By V. Dion Haynes
Washington Post Staff Writer
Thursday, July 29, 2010; A20
Unemployment in the Washington region rose to 6.4 percent in June from 6 percent the previous month, according to federal government data released Wednesday, highlighting the fragility of the recovery in the local labor market.
The Bureau of Labor Statistics data contrasted with numbers it released last week on the District, Maryland and Virginia that showed their unemployment rates had dropped in June. The difference is attributable in part to Wednesday's data not taking in the entire states of Maryland and Virginia.
At the same time, experts say the Washington area's relatively positive labor market has been drawing job seekers from outside the region faster than it has been adding jobs.
Experts also say that June is typically the month with the highest unemployment. That is when college and high school students flood the labor force looking for summer jobs. The BLS defines the labor force as working-age people who are either employed or unemployed and looking for work. A surge of job seekers can push the unemployment rate up, and a surge of long-term unemployed people who stop looking can push it down.

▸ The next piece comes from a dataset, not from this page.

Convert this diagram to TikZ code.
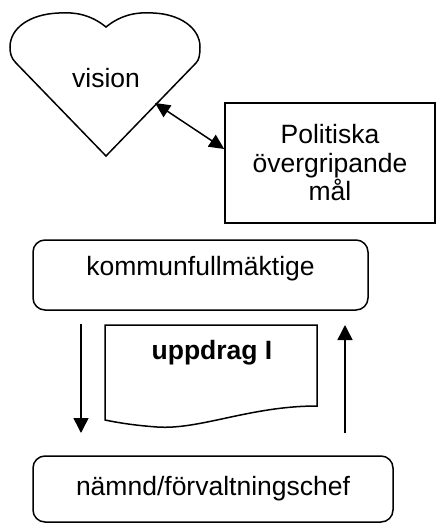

Unemployment had been dropping steadily in the region until May. But, experts say, most of the jobs are going to newcomers to the labor force -- recent college graduates and recently transplanted residents -- and not to long-term unemployed people.
"The beneficiaries of the recovery aren't people who were unemployed," said Stephen S. Fuller, director of the Center for Regional Analysis at George Mason University. The jobs are being "filled by new entrants to the workforce who are younger, cheaper and better educated."
Anirban Basu, chairman and chief executive of Sage Policy Group, a Baltimore economic and policy consulting firm, said the surge in job seekers is a reflection of optimism. Still, he added, that the phenomenon likely will continue to boost the jobless rate for a few months.
"It's frustrating to know employers are not yet hiring at a pace sufficient to accommodate the new job seekers," Basu said. "The growth in the number of job seekers will outpace the number of jobs and unemployment may trend higher."
Fuller said the region experienced a net gain of 15,000 jobs from June 2009 to June 2010.
The sectors that gained jobs included the federal government (up 22,000); health and education (up 2,000) and retail (up 11,000). The sectors that lost jobs included business and professional services (down 2,000); state and local government (down 9,000); construction (down 3,000); and financial services (down 4,000).
The El Centro, Calif., metropolitan area had the highest unemployment rate, 27.6 percent. Bismarck, N.D., had the lowest, 3.8 percent.